__Required task__. Reproduce all lines of the listing below in which the word "with" occurs.

__Collected material__.
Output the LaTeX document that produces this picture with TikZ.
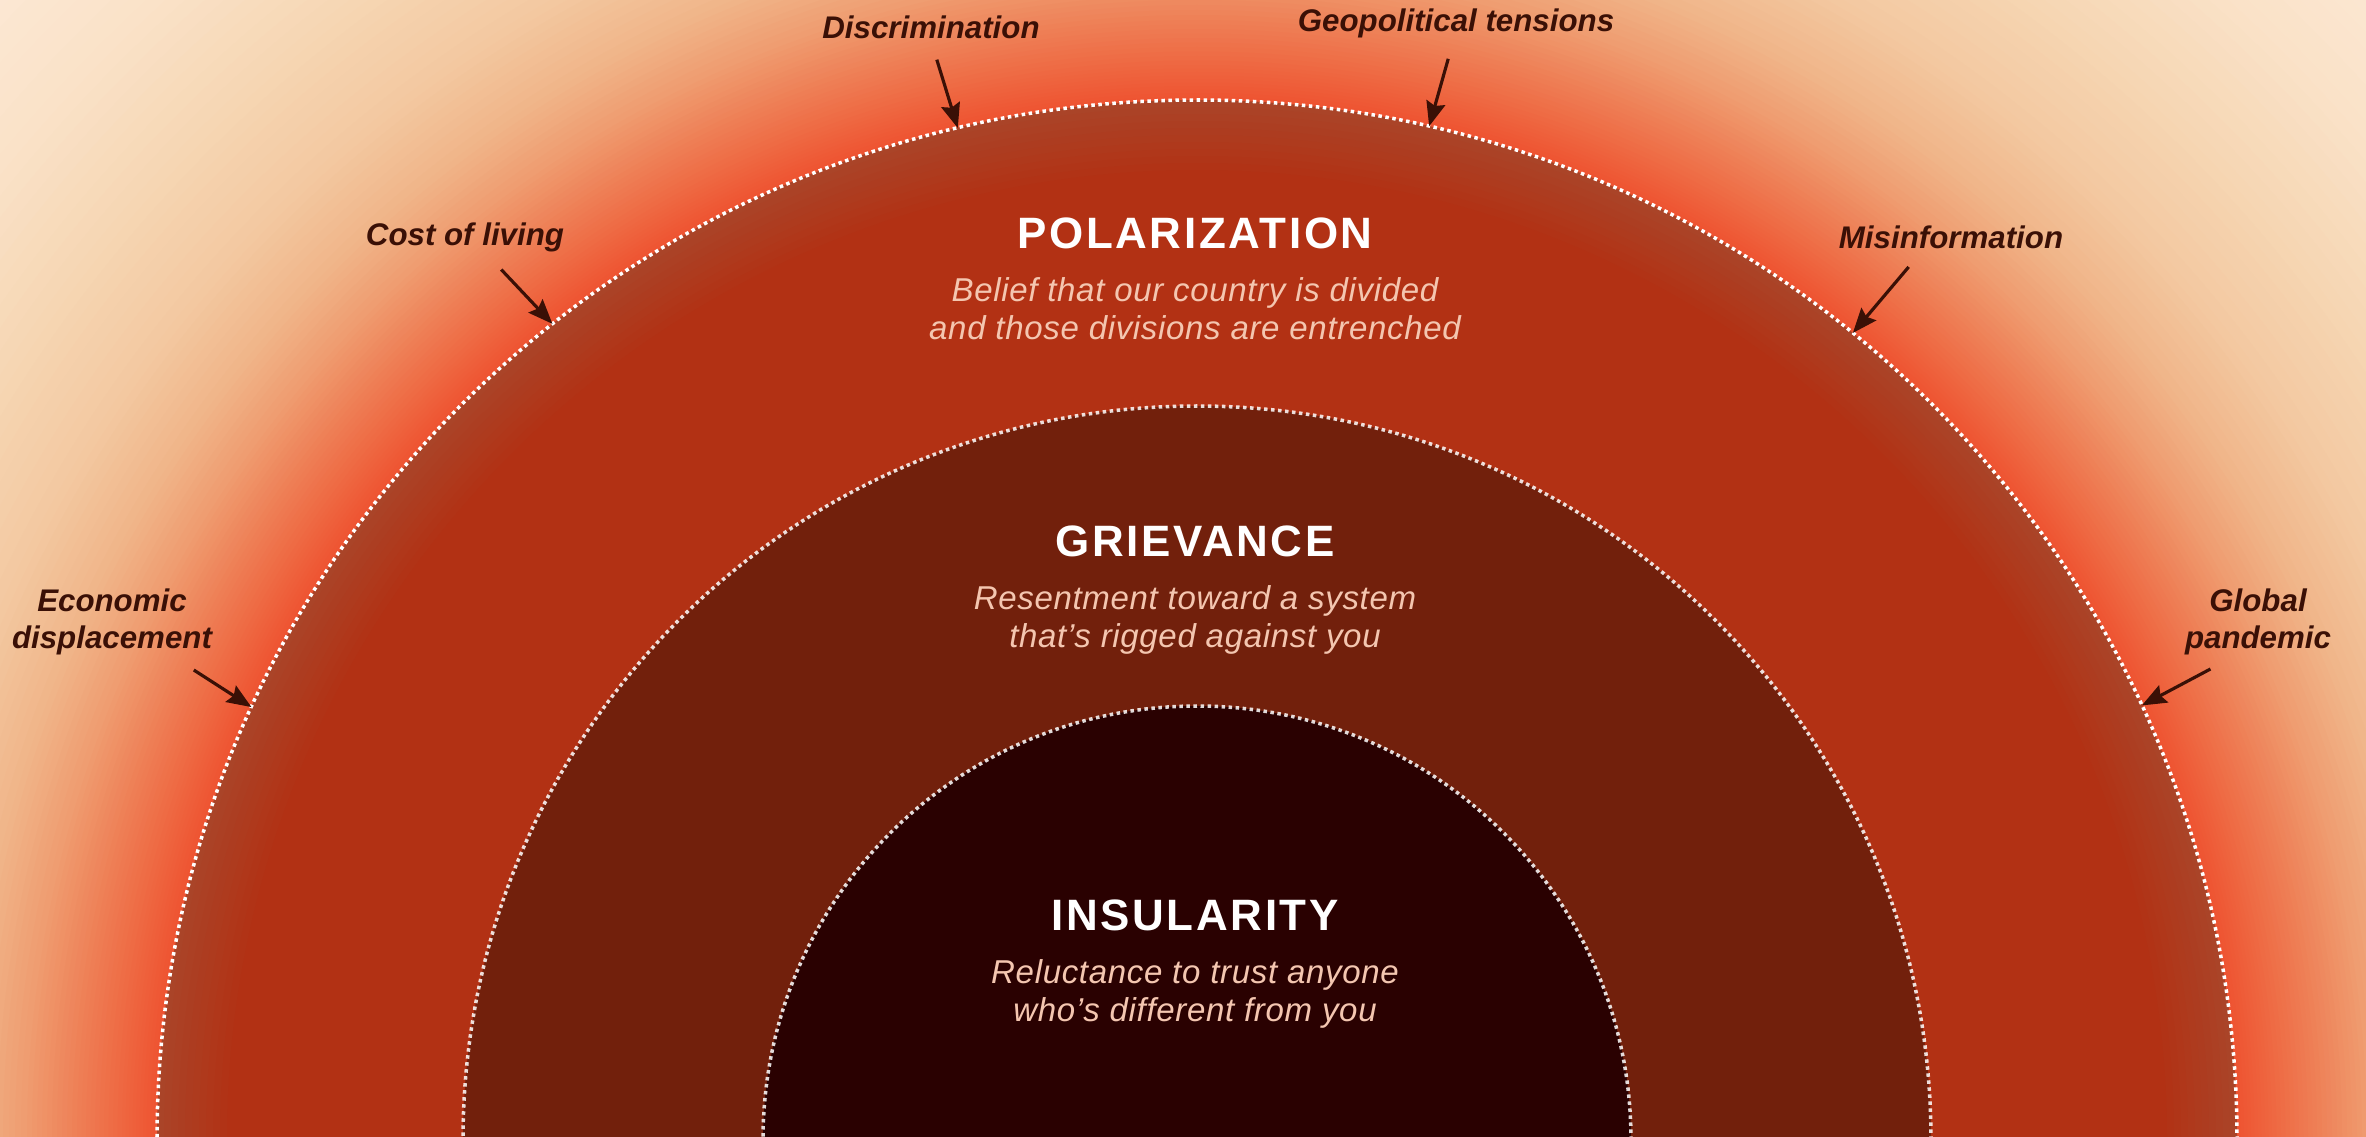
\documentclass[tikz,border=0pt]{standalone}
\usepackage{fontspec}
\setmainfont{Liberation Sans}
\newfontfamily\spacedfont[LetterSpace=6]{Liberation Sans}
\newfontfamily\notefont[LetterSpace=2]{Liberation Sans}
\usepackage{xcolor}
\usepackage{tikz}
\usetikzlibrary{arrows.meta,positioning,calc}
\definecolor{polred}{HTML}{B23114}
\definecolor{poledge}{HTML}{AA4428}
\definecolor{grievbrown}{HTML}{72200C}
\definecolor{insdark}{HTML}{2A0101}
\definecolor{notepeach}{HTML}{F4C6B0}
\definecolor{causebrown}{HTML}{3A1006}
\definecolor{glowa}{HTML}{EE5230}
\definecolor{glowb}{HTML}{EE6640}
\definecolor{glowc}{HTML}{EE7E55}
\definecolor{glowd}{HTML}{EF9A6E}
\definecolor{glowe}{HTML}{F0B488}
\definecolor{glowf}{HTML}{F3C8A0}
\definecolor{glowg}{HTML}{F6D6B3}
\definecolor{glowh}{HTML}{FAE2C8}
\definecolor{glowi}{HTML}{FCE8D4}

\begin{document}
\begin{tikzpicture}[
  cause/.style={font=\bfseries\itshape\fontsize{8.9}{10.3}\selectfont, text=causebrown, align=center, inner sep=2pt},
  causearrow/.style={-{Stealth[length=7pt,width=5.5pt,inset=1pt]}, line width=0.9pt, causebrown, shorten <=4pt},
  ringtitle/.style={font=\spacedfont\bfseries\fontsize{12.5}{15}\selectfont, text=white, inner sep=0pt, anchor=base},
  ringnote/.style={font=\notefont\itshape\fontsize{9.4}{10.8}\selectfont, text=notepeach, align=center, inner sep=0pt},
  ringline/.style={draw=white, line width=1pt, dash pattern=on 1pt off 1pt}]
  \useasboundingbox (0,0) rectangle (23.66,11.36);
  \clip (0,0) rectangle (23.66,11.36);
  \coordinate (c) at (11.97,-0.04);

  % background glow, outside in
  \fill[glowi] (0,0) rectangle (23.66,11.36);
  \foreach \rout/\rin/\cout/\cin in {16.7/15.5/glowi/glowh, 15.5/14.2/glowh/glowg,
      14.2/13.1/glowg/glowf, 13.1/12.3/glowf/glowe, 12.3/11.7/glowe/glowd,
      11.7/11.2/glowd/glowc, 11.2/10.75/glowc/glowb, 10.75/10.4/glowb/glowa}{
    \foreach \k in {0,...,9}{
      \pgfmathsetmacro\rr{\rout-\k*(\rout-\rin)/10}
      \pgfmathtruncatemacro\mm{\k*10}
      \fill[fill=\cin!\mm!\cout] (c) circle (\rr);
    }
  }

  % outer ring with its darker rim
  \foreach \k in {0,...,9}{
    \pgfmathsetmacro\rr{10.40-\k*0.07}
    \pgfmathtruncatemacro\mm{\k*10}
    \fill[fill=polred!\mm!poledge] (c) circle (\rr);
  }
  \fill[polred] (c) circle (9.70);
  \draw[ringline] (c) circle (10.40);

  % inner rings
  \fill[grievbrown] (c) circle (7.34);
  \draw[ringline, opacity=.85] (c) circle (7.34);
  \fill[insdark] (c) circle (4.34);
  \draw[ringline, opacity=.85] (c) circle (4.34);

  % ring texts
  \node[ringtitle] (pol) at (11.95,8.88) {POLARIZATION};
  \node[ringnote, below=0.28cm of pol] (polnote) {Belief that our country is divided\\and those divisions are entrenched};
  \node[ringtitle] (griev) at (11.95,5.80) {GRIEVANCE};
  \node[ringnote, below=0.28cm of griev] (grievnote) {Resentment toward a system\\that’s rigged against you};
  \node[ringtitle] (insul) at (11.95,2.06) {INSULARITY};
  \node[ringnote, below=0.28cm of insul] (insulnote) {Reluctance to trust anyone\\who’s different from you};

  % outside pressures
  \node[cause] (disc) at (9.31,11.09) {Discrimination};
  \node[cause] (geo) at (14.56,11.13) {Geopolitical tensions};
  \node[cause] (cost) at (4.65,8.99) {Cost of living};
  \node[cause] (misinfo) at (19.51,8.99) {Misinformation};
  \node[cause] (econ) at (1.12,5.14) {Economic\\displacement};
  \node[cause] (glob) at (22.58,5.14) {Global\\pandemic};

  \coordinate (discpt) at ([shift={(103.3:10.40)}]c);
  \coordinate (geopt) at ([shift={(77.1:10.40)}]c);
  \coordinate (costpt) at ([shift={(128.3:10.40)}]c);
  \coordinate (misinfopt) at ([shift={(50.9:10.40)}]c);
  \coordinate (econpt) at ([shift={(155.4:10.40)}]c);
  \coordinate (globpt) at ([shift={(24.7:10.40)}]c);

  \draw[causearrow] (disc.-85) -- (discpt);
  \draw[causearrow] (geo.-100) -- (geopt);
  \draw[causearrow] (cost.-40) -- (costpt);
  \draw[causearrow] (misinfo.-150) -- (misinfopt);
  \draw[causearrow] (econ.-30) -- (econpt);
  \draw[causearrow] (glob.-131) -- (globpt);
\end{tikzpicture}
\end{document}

__Result__.
Output the LaTeX document that produces this picture with TikZ.
  % outer ring with its darker rim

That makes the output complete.